C'est ainsi encore que j'ai partagé des émotions avec Nadira, exilée aux États Unis, si loin de sa terre natale, avec Riad qui habite à Vannes et pour qui Constantine est incontournable, avec Bader qui nous attendra à l'aéroport, fort de la connaissance de sa ville et de sa générosité.

C'est aussi comme cela que j'ai fait la connaissance de Najia Abeer, née la même année que moi, Professeur d'anglais et Auteure, constantinoise militante, habitant actuellement Alger qui a écrit un superbe livre sur sa jeunesse à Constantine : « Constantine ou les moineaux sur la murette ». Najia qui devient une amie que je vais rencontrer au mois de Mai, à Constantine, avec qui je m'apprête à passer des moments émouvants. Najia, la généreuse qui se met au service de mon projet et qui s'enthousiasme autant que moi… Najia, avec qui je peux parler de tout et avec qui j'ai à présent de plus en plus de complicité.

La liste s'allonge chaque jour et continuera ainsi, tant que « Les Amis de Constantine " existeront. « Les Amis » qui rêvent de se rencontrer et plus tard d'aller tous ensemble dans leur cité. Encore un chantier pour l'avenir !
Najia, avec qui j'ai passé 2 jours, à travers la lecture de son très beau roman que j'ai enfin reçu.

Comment dire ce que je ressens ? Comment traduire des sentiments enfouis et remis au jour ? Les mots n'ont pas toujours la force de la Vie et pourtant elle a si bien dit les choses !
Je me suis refait mon parcours en parallèle avec le sien, puisque nous sommes nés la même année, et tout ce que tu dis, Najia, est juste, fort et sans fard. Simplement, tu t'en doutes, en ce qui me concerne les influences étaient ailleurs et, tu le sais bien, nous n'avions pas le choix.
J'ai été très touché par la description de l'ambiance de la ville qui, au fil des années, s'est dégradée, a été empoisonnée, mais n'a jamais été tuée puisque s'il restait de bons roumis, il y avait aussi les " bons arabes ". C'est vrai qu'on en était réduit à ça et, pour nous, gamins de cette époque douloureuse, la recherche identitaire a pris des chemins dévoyés et les rigoles sur le bord de nos routes sont devenues, trop souvent, des fossés.

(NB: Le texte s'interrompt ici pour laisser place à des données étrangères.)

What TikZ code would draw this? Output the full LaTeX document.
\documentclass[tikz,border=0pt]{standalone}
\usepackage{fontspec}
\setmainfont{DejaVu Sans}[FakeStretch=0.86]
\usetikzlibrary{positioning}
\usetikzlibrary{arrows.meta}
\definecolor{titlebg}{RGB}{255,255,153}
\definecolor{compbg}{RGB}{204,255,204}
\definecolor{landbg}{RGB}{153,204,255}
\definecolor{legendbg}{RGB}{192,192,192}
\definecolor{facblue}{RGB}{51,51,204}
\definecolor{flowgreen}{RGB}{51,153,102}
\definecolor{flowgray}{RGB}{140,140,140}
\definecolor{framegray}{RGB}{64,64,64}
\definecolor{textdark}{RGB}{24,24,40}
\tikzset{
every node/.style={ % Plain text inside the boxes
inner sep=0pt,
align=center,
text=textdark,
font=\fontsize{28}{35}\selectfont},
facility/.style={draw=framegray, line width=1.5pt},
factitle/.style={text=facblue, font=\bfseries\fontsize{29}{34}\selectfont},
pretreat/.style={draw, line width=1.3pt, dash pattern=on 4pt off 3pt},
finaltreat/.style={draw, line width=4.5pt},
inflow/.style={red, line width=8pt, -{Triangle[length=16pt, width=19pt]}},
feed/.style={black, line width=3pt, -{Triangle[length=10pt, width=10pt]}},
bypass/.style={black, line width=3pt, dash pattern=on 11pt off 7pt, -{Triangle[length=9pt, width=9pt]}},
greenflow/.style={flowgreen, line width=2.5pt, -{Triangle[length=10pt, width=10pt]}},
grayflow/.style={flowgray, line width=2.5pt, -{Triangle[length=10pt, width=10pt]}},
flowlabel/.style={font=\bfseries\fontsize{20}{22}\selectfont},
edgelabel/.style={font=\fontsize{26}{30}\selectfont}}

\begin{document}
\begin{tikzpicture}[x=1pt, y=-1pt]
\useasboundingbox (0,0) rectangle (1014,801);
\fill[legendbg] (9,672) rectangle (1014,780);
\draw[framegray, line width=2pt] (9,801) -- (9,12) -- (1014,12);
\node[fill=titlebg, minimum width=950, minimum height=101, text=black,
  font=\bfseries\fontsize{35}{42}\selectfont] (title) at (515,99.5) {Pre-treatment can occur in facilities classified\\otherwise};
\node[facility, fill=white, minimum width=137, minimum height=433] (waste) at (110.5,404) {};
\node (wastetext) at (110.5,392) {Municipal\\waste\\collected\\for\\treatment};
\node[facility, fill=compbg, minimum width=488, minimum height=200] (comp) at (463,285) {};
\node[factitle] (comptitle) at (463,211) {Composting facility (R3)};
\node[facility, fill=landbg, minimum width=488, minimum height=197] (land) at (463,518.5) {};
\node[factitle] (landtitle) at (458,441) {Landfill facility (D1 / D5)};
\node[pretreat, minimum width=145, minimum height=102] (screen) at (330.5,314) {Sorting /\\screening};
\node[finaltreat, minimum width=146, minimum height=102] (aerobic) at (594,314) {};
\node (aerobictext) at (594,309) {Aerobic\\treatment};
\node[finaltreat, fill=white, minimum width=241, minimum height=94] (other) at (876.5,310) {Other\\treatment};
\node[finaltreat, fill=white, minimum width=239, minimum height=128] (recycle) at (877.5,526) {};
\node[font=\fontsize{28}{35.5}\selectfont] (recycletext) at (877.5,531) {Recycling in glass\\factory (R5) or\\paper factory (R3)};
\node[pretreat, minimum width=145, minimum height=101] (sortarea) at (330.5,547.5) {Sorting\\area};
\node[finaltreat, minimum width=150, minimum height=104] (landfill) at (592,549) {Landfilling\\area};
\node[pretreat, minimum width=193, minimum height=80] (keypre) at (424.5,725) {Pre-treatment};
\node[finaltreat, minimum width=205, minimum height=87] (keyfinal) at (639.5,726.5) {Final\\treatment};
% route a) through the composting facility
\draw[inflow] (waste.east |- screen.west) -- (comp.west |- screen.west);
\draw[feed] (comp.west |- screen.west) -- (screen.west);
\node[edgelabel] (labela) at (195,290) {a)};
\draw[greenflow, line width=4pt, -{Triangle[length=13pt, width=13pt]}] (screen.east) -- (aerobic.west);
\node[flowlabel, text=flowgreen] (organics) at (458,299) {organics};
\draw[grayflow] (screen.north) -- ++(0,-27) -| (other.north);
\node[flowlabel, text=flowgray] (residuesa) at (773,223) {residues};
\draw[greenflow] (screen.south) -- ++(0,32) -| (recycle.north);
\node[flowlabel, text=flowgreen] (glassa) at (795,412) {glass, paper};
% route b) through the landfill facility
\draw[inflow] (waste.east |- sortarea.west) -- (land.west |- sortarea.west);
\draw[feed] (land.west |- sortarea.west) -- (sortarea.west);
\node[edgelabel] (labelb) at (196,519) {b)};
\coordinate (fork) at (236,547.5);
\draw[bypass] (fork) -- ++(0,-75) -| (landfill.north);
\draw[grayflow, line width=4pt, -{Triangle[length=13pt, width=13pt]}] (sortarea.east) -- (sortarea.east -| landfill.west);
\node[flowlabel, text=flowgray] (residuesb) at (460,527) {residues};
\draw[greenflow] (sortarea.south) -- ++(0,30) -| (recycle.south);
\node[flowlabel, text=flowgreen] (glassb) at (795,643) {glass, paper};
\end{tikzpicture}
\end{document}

Dans un autre registre, j'ai beaucoup aimé les descriptions de ce que je n'ai pas vraiment connu, pour cause de guerre. J'ai, je crois enfin situé la Souika, si chère au cœur de Najia et le quartier Sidi El Djellis. Je ne dois plus me tromper en situant la Souika en contrebas de la place Lamoricière (aujourd'hui Place des Martyrs), sous Sidi Rached et Ben Djellis vers le quartier juif.
En tous cas, elle a su trouver les mots pour parler de la maison familiale qu'elle a quittée pour aller à Sidi El Djellis et, si j'ai bien compris, à Bellevue, pas loin de mon quartier St-Jean (rue des Frères Durand, actuellement Kamel Ben Djellit).
Une grande vertu de son livre est de montrer la place que doit occuper l'Histoire dans nos existences. Cette place qui a manqué à ce Peuple algérien, je l'ai constaté en 84, pour s'approprier son pays et, au-delà de la libération du joug colonial, forger une vraie identité politique. Ben Bella a vraiment fait preuve d'une naïveté coupable qui a permis le phénomène Boumédiène, qui n'a pas arrangé les méfaits subits par notre Pays, après la France.

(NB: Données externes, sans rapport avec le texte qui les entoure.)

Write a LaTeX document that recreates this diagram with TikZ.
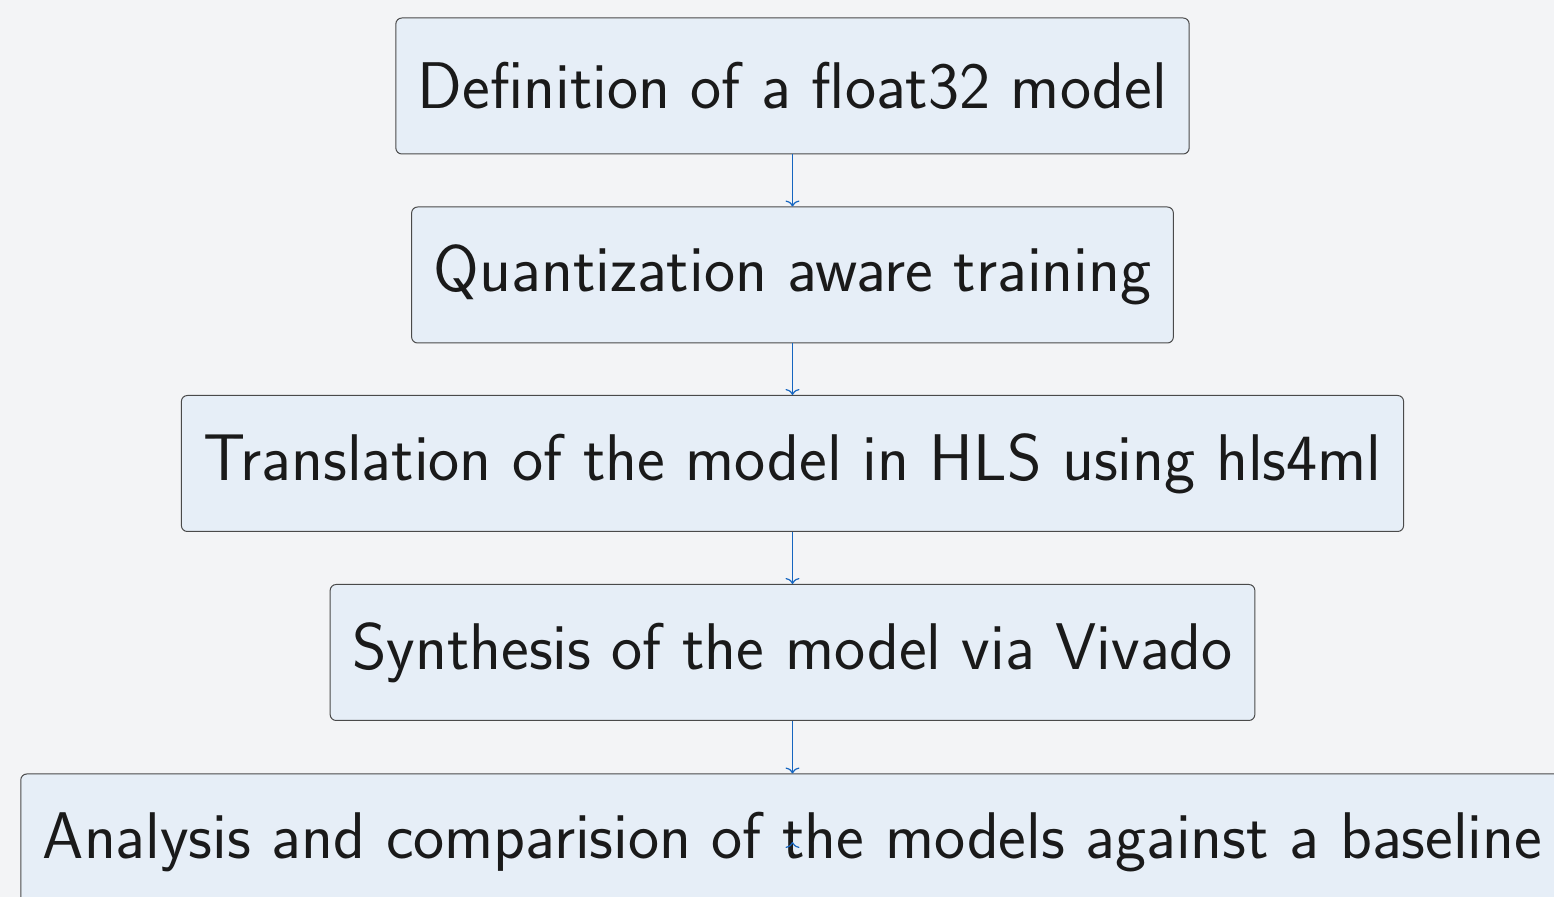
\documentclass[tikz,border=0pt]{standalone}
\usetikzlibrary{arrows.meta}
\definecolor{pagebg}{HTML}{F3F4F6}
\definecolor{boxfill}{HTML}{E6EEF7}
\definecolor{boxline}{HTML}{4A4A4A}
\definecolor{flowblue}{HTML}{1565C0}
\definecolor{ink}{HTML}{1A1A1A}
\tikzset{
  stepbox/.style={draw=boxline, line width=0.5pt, fill=boxfill, rounded corners=3pt,
    minimum height=68pt, inner xsep=11pt, inner ysep=0pt, text=ink,
    font=\sffamily\fontsize{33}{40}\selectfont},
  flow/.style={draw=flowblue, line width=0.6pt, -{To[length=3pt,width=7pt]}}
}
\begin{document}
\begin{tikzpicture}[x=0.5pt,y=-0.5pt]
  \useasboundingbox (0,0) rectangle (1554,897);
  \fill[pagebg] (0,0) rectangle (1554,897);
  \clip (0,0) rectangle (1554,897);
  \node[stepbox] (def) at (792.5,86) {Definition of a float32 model};
  \node[stepbox] (qat) at (792.5,275) {Quantization aware training};
  \node[stepbox] (hls) at (792.5,463.5) {Translation of the model in HLS using hls4ml};
  \node[stepbox] (syn) at (792.5,652.5) {Synthesis of the model via Vivado};
  \node[stepbox] (ana) at (792.5,842) {Analysis and comparision of the models against a baseline};
  \draw[flow] (def) -- (qat);
  \draw[flow] (qat) -- (hls);
  \draw[flow] (hls) -- (syn);
  \draw[flow] (syn) -- (ana);
  % short stub that leaves only its tip visible at the node centre
  \coordinate (stub) at (792.5,843);
  \draw[flow] (stub) -- (ana.center);
\end{tikzpicture}
\end{document}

J'ai déjà refait un bout de la route qui me conduira chez nous le premier mai et je suis encore plus pressé de te rencontrer, Najia. J'espère que tu auras le temps de me guider dans ton quartier de naissance, où je n'ai jamais mis les pieds et où j'aurais l'impression de violer une identité, si j'y allais tout seul. Une belle revanche sur la guerre, l'intolérance, la violence et les conséquences des enjeux politiciens !
Après cette lecture, je me dis que je pourrais écrire le pendant de ce que tu as fait et, peut-être, les esprits ouverts trouveraient-ils des pistes de réflexion à des questions aujourd'hui sans réponses.
Je vais l'écrire, à l'occasion de ce voyage et j'espère trouver aussi bien que toi les mots pour dire ce que nous avons tous beaucoup de mal à exprimer.

Tu m'as donné de la force et de l'espoir et je me dis que si le destin l'avait voulu, je serais de ceux qui peuplait cette murette...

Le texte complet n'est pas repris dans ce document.